Итак, дав свое определение persona (3, 171), Боэций уточняет, что под этим латинским словом он подразумевает то, что греки называют «ипостасью», и задерживается на объяснении того, почему они не пользуются, как латиняне, термином persona. Боэций уточняет (3, 189—190), что ипостась есть индивидуальная субстанция разумной природы (naturae rationabilis individua subsistentia) и повторяет, что латиняне, из–за отсутствия в их языке адекватной терминологии, называют лицом ипостась, в то время как греки называют ипостасью individua subsistentia (190—194). В целом, латиняне понимают под термином persona нечто отличное по сравнению с греками, использующими в той же позиции термин «ипостась». Но что он хочет этим сказать? Не то ли, что substantia есть также и subsistentia ?

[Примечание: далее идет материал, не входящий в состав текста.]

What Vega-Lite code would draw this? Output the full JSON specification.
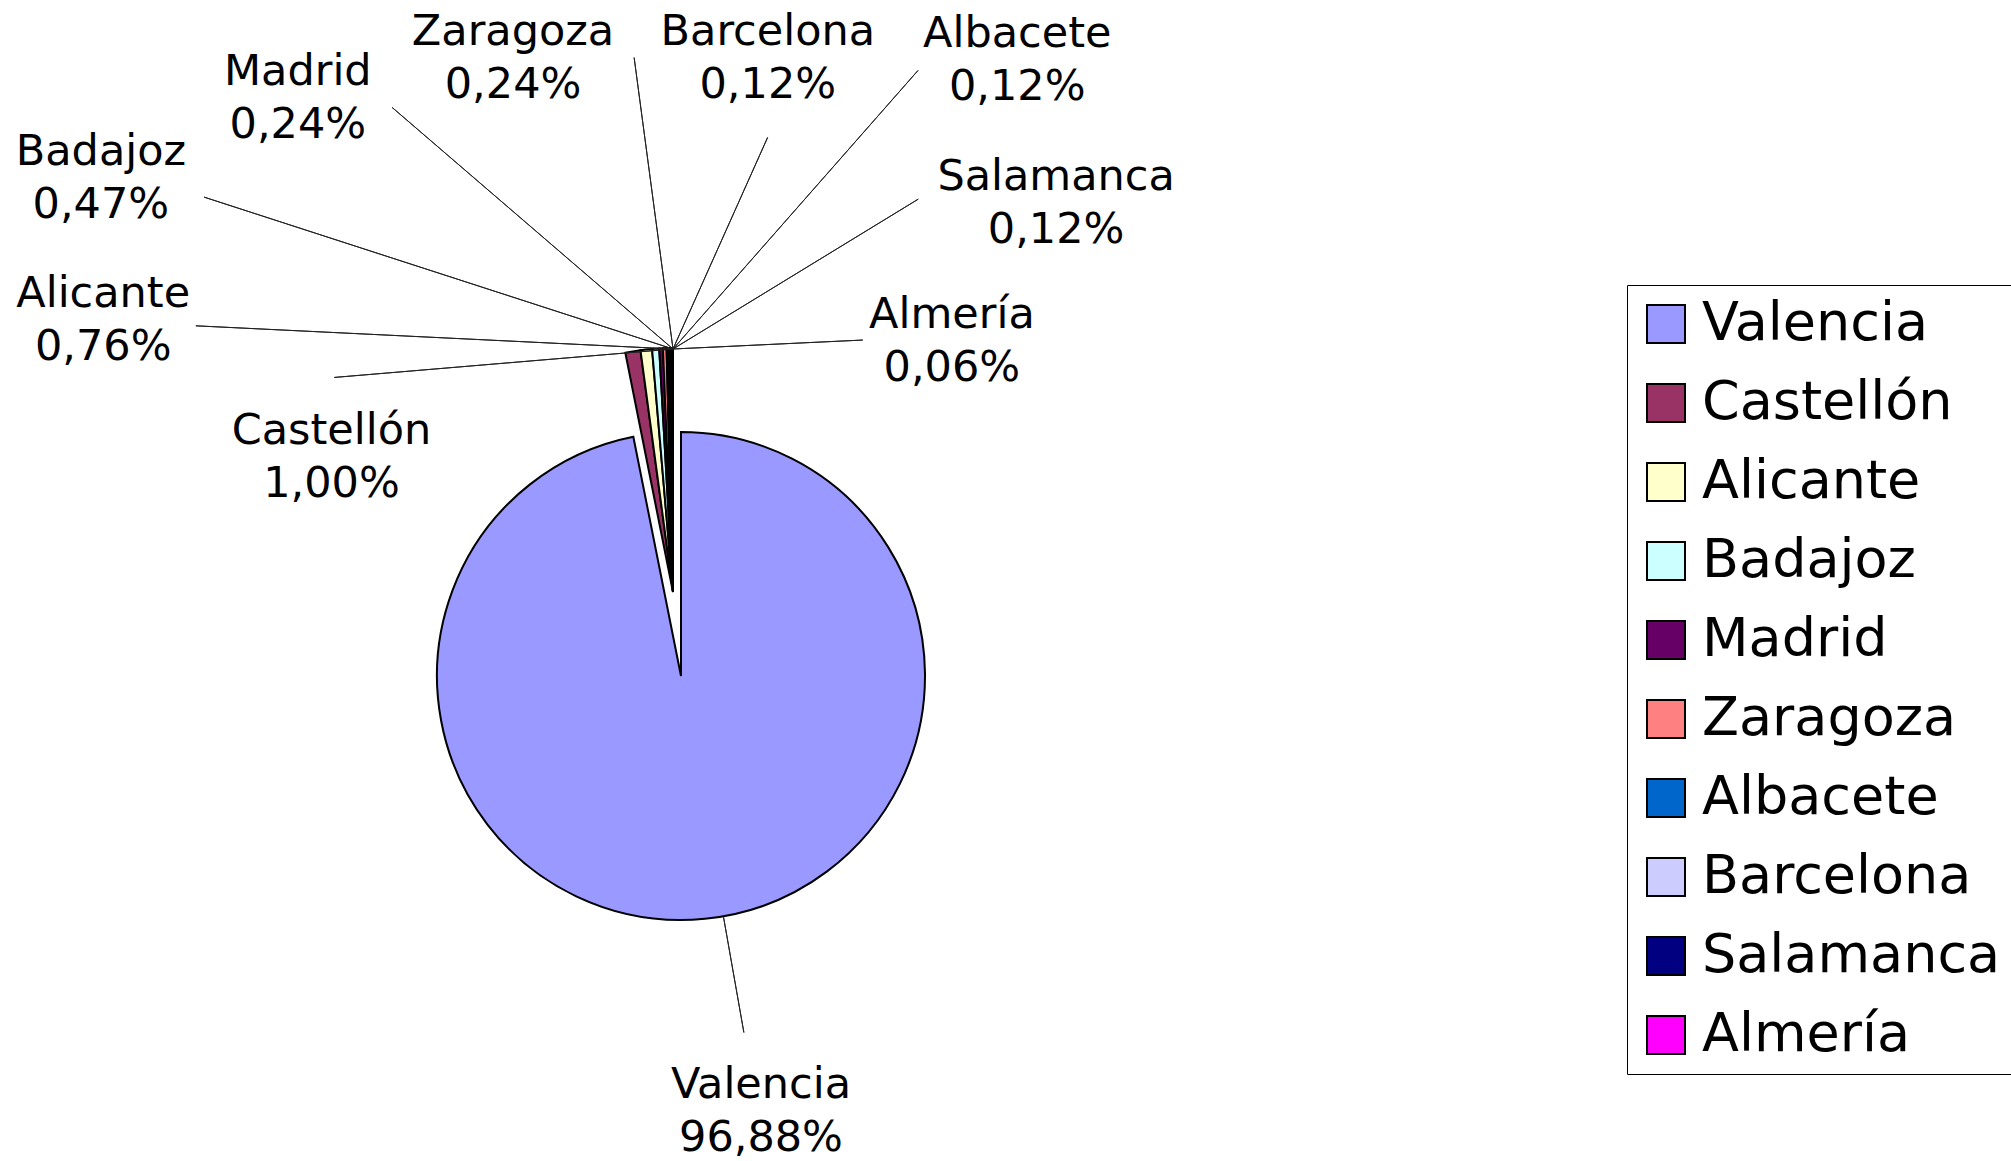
{
  "$schema": "https://vega.github.io/schema/vega-lite/v6.json",
  "width": 1362,
  "height": 970,
  "autosize": {"type": "none"},
  "padding": {"left": 0, "top": 191, "right": 649, "bottom": 0},
  "background": "white",
  "config": {
    "view": {"stroke": null},
    "font": "DejaVu Sans",
    "text": {"font": "DejaVu Sans", "fontSize": 43, "color": "black", "align": "center", "baseline": "middle"},
    "locale": {"number": {"decimal": ",", "thousands": ".", "grouping": [3], "currency": ["", "%"]}}
  },
  "data": {
    "values": [
      {"city": "Valencia", "pct": 96.88, "order": 1},
      {"city": "Castellón", "pct": 1.00, "order": 2},
      {"city": "Alicante", "pct": 0.76, "order": 3},
      {"city": "Badajoz", "pct": 0.47, "order": 4},
      {"city": "Madrid", "pct": 0.24, "order": 5},
      {"city": "Zaragoza", "pct": 0.24, "order": 6},
      {"city": "Albacete", "pct": 0.12, "order": 7},
      {"city": "Barcelona", "pct": 0.12, "order": 8},
      {"city": "Salamanca", "pct": 0.12, "order": 9},
      {"city": "Almería", "pct": 0.06, "order": 10}
    ]
  },
  "layer": [
    {
      "transform": [
        {"stack": "pct", "groupby": [], "sort": [{"field": "order"}], "offset": "normalize", "as": ["t0", "t1"]},
        {"filter": "datum.city === 'Valencia'"}
      ],
      "mark": {"type": "arc", "outerRadius": 244, "stroke": "black", "strokeWidth": 2},
      "encoding": {
        "theta": {"field": "t0", "type": "quantitative", "scale": {"domain": [0, 1], "range": [0, 6.283185307]}},
        "theta2": {"field": "t1"},
        "color": {
          "field": "city", "type": "nominal",
          "scale": {
            "domain": ["Valencia", "Castellón", "Alicante", "Badajoz", "Madrid", "Zaragoza", "Albacete", "Barcelona", "Salamanca", "Almería"],
            "range": ["#9999FF", "#993366", "#FFFFCC", "#CCFFFF", "#660066", "#FF8080", "#0066CC", "#CCCCFF", "#000080", "#FF00FF"]
          },
          "legend": {
            "orient": "none", "legendX": 1627, "legendY": 94, "title": null,
            "symbolType": "square", "symbolSize": 1444, "symbolStrokeColor": "black", "symbolStrokeWidth": 2, "symbolOpacity": 1,
            "labelFont": "DejaVu Sans", "labelFontSize": 54, "labelColor": "black", "labelLimit": 600, "labelOffset": 9, "labelBaseline": "middle",
            "rowPadding": 25, "padding": 12, "strokeColor": "black", "fillColor": "white"
          }
        }
      }
    },
    {
      "transform": [
        {"stack": "pct", "groupby": [], "sort": [{"field": "order"}], "offset": "normalize", "as": ["t0", "t1"]},
        {"filter": "datum.city !== 'Valencia'"}
      ],
      "mark": {"type": "arc", "outerRadius": 244, "stroke": "black", "strokeWidth": 2, "xOffset": -8, "yOffset": -84},
      "encoding": {
        "theta": {"field": "t0", "type": "quantitative", "scale": {"domain": [0, 1], "range": [0, 6.283185307]}},
        "theta2": {"field": "t1"},
        "color": {"field": "city", "type": "nominal"}
      }
    },
    {
      "transform": [{"filter": "indexof(['Castellón','Alicante','Badajoz','Madrid','Zaragoza'], datum.city) >= 0"}],
      "mark": {"type": "arc", "fill": null, "stroke": "#222", "strokeWidth": 1, "xOffset": -8, "yOffset": -327},
      "encoding": {
        "theta": {"field": "city", "type": "nominal", "scale": {"type": "point", "padding": 0,
          "domain": ["Castellón", "·1", "Alicante", "·2", "·3", "·4", "Badajoz", "·5", "·6", "·7", "·8", "·9", "Madrid", "·10", "·11", "·12", "·13", "·14", "·15", "·16", "·17", "·18", "·19", "Zaragoza"],
          "range": [-1.6546, -0.1326]}},
        "theta2": {"field": "city"},
        "radius": {"field": "city", "type": "nominal", "scale": {"type": "point", "padding": 0,
          "domain": ["Zaragoza", "·1", "·2", "Castellón", "·3", "Madrid", "·4", "·5", "·6", "·7", "·8", "·9", "Alicante", "Badajoz"],
          "range": [294, 493]}},
        "radius2": {"value": 0}
      }
    },
    {
      "transform": [{"filter": "indexof(['Barcelona','Albacete','Salamanca','Almería'], datum.city) >= 0"}],
      "mark": {"type": "arc", "fill": null, "stroke": "#222", "strokeWidth": 1, "xOffset": -8, "yOffset": -327},
      "encoding": {
        "theta": {"field": "city", "type": "nominal", "scale": {"type": "point", "padding": 0,
          "domain": ["Barcelona", "·1", "·2", "Albacete", "·3", "·4", "Salamanca", "·5", "·6", "·7", "·8", "Almería"],
          "range": [0.4206, 1.5237]}},
        "theta2": {"field": "city"},
        "radius": {"field": "city", "type": "nominal", "scale": {"type": "point", "padding": 0,
          "domain": ["Almería", "·1", "·2", "Barcelona", "·3", "·4", "·5", "Salamanca", "·6", "·7", "·8", "·9", "·10", "Albacete"],
          "range": [190, 371]}},
        "radius2": {"value": 0}
      }
    },
    {
      "transform": [{"filter": "indexof(['Castellón','Alicante','Badajoz','Madrid','Zaragoza'], datum.city) >= 0"}],
      "mark": {"type": "text", "xOffset": -8, "yOffset": -353.5},
      "encoding": {
        "theta": {"field": "city", "type": "nominal", "scale": {"type": "point", "padding": 0,
          "domain": ["Castellón", "·1", "·2", "·3", "·4", "·5", "Alicante", "·6", "·7", "·8", "Badajoz", "·9", "·10", "·11", "·12", "Madrid", "·13", "·14", "·15", "·16", "·17", "·18", "·19", "Zaragoza"],
          "range": [-1.8797, -0.5027]}},
        "radius": {"field": "city", "type": "nominal", "scale": {"type": "point", "padding": 0,
          "domain": ["Zaragoza", "·1", "Castellón", "·2", "·3", "·4", "·5", "·6", "·7", "Madrid", "·8", "·9", "·10", "·11", "·12", "·13", "·14", "·15", "Alicante", "·16", "Badajoz"],
          "range": [332, 597]}},
        "text": {"field": "city", "type": "nominal"}
      }
    },
    {
      "transform": [{"filter": "indexof(['Castellón','Alicante','Badajoz','Madrid','Zaragoza'], datum.city) >= 0"}],
      "mark": {"type": "text", "xOffset": -8, "yOffset": -300.5},
      "encoding": {
        "theta": {"field": "city", "type": "nominal", "scale": {"type": "point", "padding": 0,
          "domain": ["Castellón", "·1", "·2", "·3", "·4", "·5", "Alicante", "·6", "·7", "·8", "Badajoz", "·9", "·10", "·11", "·12", "Madrid", "·13", "·14", "·15", "·16", "·17", "·18", "·19", "Zaragoza"],
          "range": [-1.8797, -0.5027]}},
        "radius": {"field": "city", "type": "nominal", "scale": {"type": "point", "padding": 0,
          "domain": ["Zaragoza", "·1", "Castellón", "·2", "·3", "·4", "·5", "·6", "·7", "Madrid", "·8", "·9", "·10", "·11", "·12", "·13", "·14", "·15", "Alicante", "·16", "Badajoz"],
          "range": [332, 597]}},
        "text": {"field": "pct", "type": "quantitative", "format": "$.2f"}
      }
    },
    {
      "transform": [{"filter": "indexof(['Barcelona','Albacete','Salamanca','Almería'], datum.city) >= 0"}],
      "mark": {"type": "text", "xOffset": -8, "yOffset": -353.5},
      "encoding": {
        "theta": {"field": "city", "type": "nominal", "scale": {"type": "point", "padding": 0,
          "domain": ["Barcelona", "·1", "·2", "·3", "·4", "Albacete", "·5", "·6", "Salamanca", "·7", "·8", "Almería"],
          "range": [0.3159, 1.5429]}},
        "radius": {"field": "city", "type": "nominal", "scale": {"type": "point", "padding": 0,
          "domain": ["Almería", "·1", "Barcelona", "·2", "·3", "·4", "·5", "·6", "·7", "·8", "Salamanca", "·9", "·10", "Albacete"],
          "range": [279, 449]}},
        "text": {"field": "city", "type": "nominal"}
      }
    },
    {
      "transform": [{"filter": "indexof(['Barcelona','Albacete','Salamanca','Almería'], datum.city) >= 0"}],
      "mark": {"type": "text", "xOffset": -8, "yOffset": -300.5},
      "encoding": {
        "theta": {"field": "city", "type": "nominal", "scale": {"type": "point", "padding": 0,
          "domain": ["Barcelona", "·1", "·2", "·3", "·4", "Albacete", "·5", "·6", "Salamanca", "·7", "·8", "Almería"],
          "range": [0.3159, 1.5429]}},
        "radius": {"field": "city", "type": "nominal", "scale": {"type": "point", "padding": 0,
          "domain": ["Almería", "·1", "Barcelona", "·2", "·3", "·4", "·5", "·6", "·7", "·8", "Salamanca", "·9", "·10", "Albacete"],
          "range": [279, 449]}},
        "text": {"field": "pct", "type": "quantitative", "format": "$.2f"}
      }
    },
    {
      "transform": [{"filter": "datum.city === 'Valencia'"}],
      "mark": {"type": "arc", "fill": null, "stroke": "#222", "strokeWidth": 1, "innerRadius": 245, "outerRadius": 362},
      "encoding": {
        "theta": {"field": "city", "type": "nominal", "scale": {"type": "point", "padding": 0, "domain": ["Valencia"], "range": [2.967, 2.967]}},
        "theta2": {"field": "city"}
      }
    },
    {
      "transform": [{"filter": "datum.city === 'Valencia'"}],
      "mark": {"type": "text", "radius": 443, "yOffset": -26.5},
      "encoding": {
        "theta": {"field": "city", "type": "nominal", "scale": {"type": "point", "padding": 0, "domain": ["Valencia"], "range": [2.96, 2.96]}},
        "text": {"field": "city", "type": "nominal"}
      }
    },
    {
      "transform": [{"filter": "datum.city === 'Valencia'"}],
      "mark": {"type": "text", "radius": 443, "yOffset": 26.5},
      "encoding": {
        "theta": {"field": "city", "type": "nominal", "scale": {"type": "point", "padding": 0, "domain": ["Valencia"], "range": [2.96, 2.96]}},
        "text": {"field": "pct", "type": "quantitative", "format": "$.2f"}
      }
    }
  ],
  "resolve": {"scale": {"theta": "independent", "radius": "independent"}}
}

Но это не так, и Боэций продолжает ход своих рассуждений, приводя греческое определение неизвестного происхождения, которое он переводит следующим образом:
«Сущности, хотя и могут быть в универсалиях, но они “существуют” только в неделимом и в частном» (essentiae in universalibus quidem esse possunt in solis vero individuis etparticularibus substant) (3, 198—200).
И хотя «субсистенции находятся, несомненно, в вещах универсальных, однако поскольку они получают свою субстанцию в вещах частных, то мужи ученые, со всеми к тому основаниями, назвали “ипостасями” субсистенции, которые “существуют” частным образом» (201—204).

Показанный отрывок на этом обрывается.